The luxury retailer’s sales and profits topped forecasts, and Tiffany also boosted its outlook. Shares rose a shiny 19% Wednesday.
Tiffany(TIF) did well in every market. Overall sales were up 15%, buoyed by strong spending in China and Japan. European sales rose sharply too.
Tiffany said US sales benefited from more tourists shopping in America. Jaded New Yorkers were buying more jade and other bling too. The company said locals also spent more in the quarter.
And profits got a big boost from US tax reform. Overall earnings surged 53% from last year. Tiffany said its effective tax rate was 25.3% in the quarter, down from 31.7% a year ago.

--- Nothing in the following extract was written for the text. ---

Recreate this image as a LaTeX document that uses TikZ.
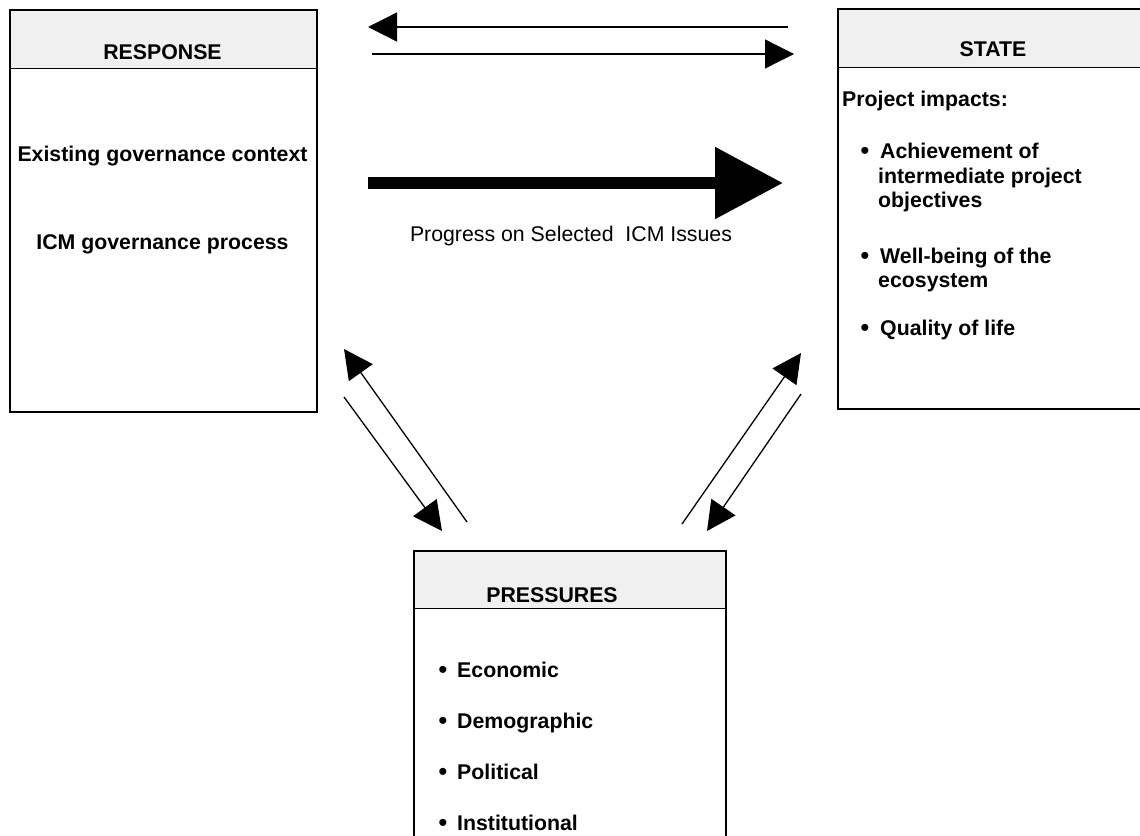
\documentclass[tikz,border=0pt]{standalone}
\usepackage{fontspec}
\setmainfont{Liberation Sans}
\usetikzlibrary{arrows.meta}
\definecolor{hdrgray}{RGB}{240,240,240}
\begin{document}
\begin{tikzpicture}[x=1pt,y=-1pt,
  font=\fontsize{21.3}{24}\selectfont\bfseries,
  box/.style={draw, line width=1.5pt, anchor=north west, inner sep=0pt,
    path picture={
      \fill[hdrgray] (path picture bounding box.north west) rectangle ([yshift=-#1]path picture bounding box.north east);
      \draw[line width=1.2pt] ([yshift=-#1]path picture bounding box.north west) -- ([yshift=-#1]path picture bounding box.north east);
    }},
  hd/.style={anchor=base, inner sep=0pt},
  txc/.style={anchor=base, inner sep=0pt},
  txl/.style={anchor=base west, inner sep=0pt},
  bul/.style={anchor=base, inner sep=0pt, font=\fontsize{26}{26}\selectfont},
  thin/.style={line width=1.3pt, -{Triangle[length=29pt,width=29pt]}},
  thick/.style={line width=12pt, -{Triangle[length=68pt,width=69pt]}},
]
\useasboundingbox (0,0) rectangle (1140,835);

% RESPONSE box
\node[box=59pt, minimum width=307pt, minimum height=402pt] (resp) at (9,9) {};
\node[hd] (respH) at (162.5,59) {RESPONSE};
\node[txc] (resp1) at (162.5,161) {Existing governance context};
\node[txc] (resp2) at (162.5,249) {ICM governance process};

% STATE box
\node[box=59pt, minimum width=313pt, minimum height=400pt] (state) at (837,8) {};
\node[hd] (stateH) at (993,56) {STATE};
\node[txl] (st0) at (842,106) {Project impacts:};
\node[bul] (sb1) at (865,159) {\textbullet};
\node[txl] (st1a) at (880,158) {Achievement of};
\node[txl] (st1b) at (878,183) {intermediate project};
\node[txl] (st1c) at (878,207) {objectives};
\node[bul] (sb2) at (865,264) {\textbullet};
\node[txl] (st2a) at (880,263) {Well-being of the};
\node[txl] (st2b) at (878,287) {ecosystem};
\node[bul] (sb3) at (865,336) {\textbullet};
\node[txl] (st3) at (880,335) {Quality of life};

% PRESSURES box
\node[box=58pt, minimum width=312pt, minimum height=320pt] (press) at (413,550) {};
\node[hd] (pressH) at (552,602) {PRESSURES};
\node[bul] (pb1) at (443,678) {\textbullet};
\node[txl] (p1) at (457,677) {Economic};
\node[bul] (pb2) at (443,729) {\textbullet};
\node[txl] (p2) at (457,728) {Demographic};
\node[bul] (pb3) at (443,780) {\textbullet};
\node[txl] (p3) at (457,779) {Political};
\node[bul] (pb4) at (443,831) {\textbullet};
\node[txl] (p4) at (457,830) {Institutional};

% arrow end points
\coordinate (a1s) at (788,27);  \coordinate (a1e) at (368,27);
\coordinate (a2s) at (372,54);  \coordinate (a2e) at (794,54);
\coordinate (a3s) at (368,183); \coordinate (a3e) at (783,183);
\coordinate (a4s) at (467,522); \coordinate (a4e) at (344,349);
\coordinate (a5s) at (344,397); \coordinate (a5e) at (442,531);
\coordinate (a6s) at (682,524); \coordinate (a6e) at (801,353);
\coordinate (a7s) at (801,394); \coordinate (a7e) at (707,531);

\draw[thin] (a1s) -- (a1e);
\draw[thin] (a2s) -- (a2e);
\draw[thick] (a3s) -- (a3e);
\node[anchor=base, inner sep=0pt, font=\fontsize{21.3}{24}\selectfont\mdseries] (lbl) at (571,241) {Progress on Selected\ \ ICM Issues};
\draw[thin] (a4s) -- (a4e);
\draw[thin] (a5s) -- (a5e);
\draw[thin] (a6s) -- (a6e);
\draw[thin] (a7s) -- (a7e);
\end{tikzpicture}
\end{document}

Tiffany has enjoyed a stellar since Alessandro Bogliolo took over as CEO in October. Bogliolo succeeded Frederic Cumenal, who stepped down in early 2017 following a stretch of sluggish results. Tiffany’s new CEO formerly ran Italian apparel company Diesel SpA, and he was also an executive at Sephora and Bulgari.
He said in the earnings release that Tiffany was “particularly encouraged by the breadth of sales growth across most regions and all product categories.”
Related: Why some retailers are winning big while others are losing
The company is also amping up its marketing under Bogliolo. He cited a new ad campaign dubbed “Believe in Dreams” that features actress Elle Fanning in print and digital ads.
And Tiffany plans to spend even more on ads for the remainder of the year, a move Bogliolo said the company was taking “because we are committed to reaching the full, long-term and sustainable growth potential of this legendary brand.”
Tiffany’s Trump Tower problems are apparently ancient history. The company blamed sluggish sales during the 2016 holiday shopping season and early 2017 due to “post-election traffic disruptions” near its flagship New York store on 5th Avenue.
Tiffany’s stock hit a 52-week high Wednesday and is up 30% over the past 12 months. The company’s strength comes at a time when one of its rivals, Signet (SIG), is in big trouble.
Signet, the company that owns Jared, Kay and Zale and is traditionally a big advertiser on TV, has plunged 30% over the past year due to weak sales and a probe of its in-store credit practices and promotions by the Consumer Financial Protection Bureau.